━━━ Supplied information

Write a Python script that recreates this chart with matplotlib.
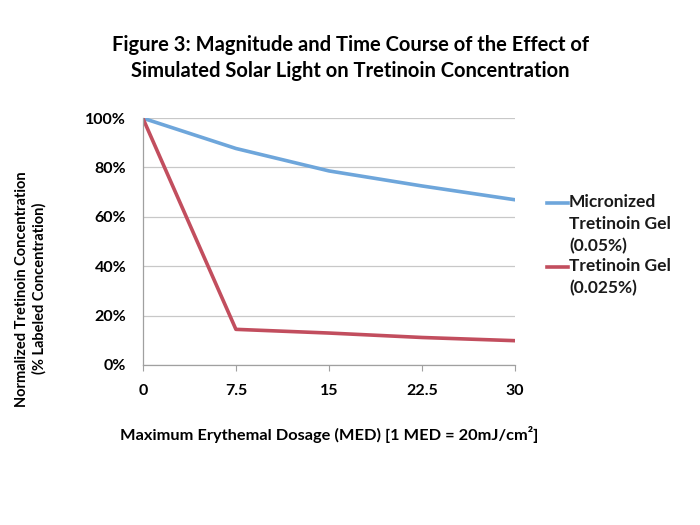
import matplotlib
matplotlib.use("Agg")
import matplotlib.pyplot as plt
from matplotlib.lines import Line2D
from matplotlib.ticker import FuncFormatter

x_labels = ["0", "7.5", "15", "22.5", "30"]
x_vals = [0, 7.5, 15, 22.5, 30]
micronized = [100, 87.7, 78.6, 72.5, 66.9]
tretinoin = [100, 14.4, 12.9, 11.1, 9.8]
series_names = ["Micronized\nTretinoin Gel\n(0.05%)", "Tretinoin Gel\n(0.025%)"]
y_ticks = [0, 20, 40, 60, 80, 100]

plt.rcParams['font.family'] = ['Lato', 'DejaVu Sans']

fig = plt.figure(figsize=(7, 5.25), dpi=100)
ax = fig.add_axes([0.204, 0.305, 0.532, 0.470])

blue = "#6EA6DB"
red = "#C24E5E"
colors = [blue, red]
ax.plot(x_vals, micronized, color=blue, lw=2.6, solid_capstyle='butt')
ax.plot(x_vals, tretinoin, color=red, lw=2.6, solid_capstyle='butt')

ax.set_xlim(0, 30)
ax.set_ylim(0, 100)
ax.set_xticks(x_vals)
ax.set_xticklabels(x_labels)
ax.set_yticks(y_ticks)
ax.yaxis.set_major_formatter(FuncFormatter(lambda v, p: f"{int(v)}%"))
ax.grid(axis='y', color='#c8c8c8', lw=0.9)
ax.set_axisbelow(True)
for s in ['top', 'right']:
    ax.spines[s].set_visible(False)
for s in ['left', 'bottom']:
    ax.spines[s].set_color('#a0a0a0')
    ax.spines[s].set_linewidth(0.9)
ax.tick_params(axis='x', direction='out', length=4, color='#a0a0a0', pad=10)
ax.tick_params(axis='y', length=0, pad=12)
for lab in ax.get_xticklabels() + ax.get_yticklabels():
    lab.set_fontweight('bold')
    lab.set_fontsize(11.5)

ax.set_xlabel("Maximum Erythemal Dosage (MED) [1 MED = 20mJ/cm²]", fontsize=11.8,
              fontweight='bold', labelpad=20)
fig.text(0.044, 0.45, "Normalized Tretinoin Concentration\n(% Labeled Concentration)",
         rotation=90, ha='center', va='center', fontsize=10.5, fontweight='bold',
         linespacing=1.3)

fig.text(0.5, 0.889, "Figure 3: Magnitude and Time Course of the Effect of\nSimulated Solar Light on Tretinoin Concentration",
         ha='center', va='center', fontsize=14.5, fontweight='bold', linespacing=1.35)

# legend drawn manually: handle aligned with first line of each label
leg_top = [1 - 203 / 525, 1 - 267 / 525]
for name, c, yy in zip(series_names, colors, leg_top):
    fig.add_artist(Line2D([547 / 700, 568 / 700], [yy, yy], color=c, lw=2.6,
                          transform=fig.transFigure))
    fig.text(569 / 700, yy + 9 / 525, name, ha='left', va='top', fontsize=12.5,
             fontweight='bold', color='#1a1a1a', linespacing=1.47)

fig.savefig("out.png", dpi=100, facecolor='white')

━━━━━━

* Given exercise *
Which lines in the data above contain "matplotlib"? Show each one.

* Exercise output *
Write a Python script that recreates this chart with matplotlib.
import matplotlib
matplotlib.use("Agg")
import matplotlib.pyplot as plt
from matplotlib.lines import Line2D
from matplotlib.ticker import FuncFormatter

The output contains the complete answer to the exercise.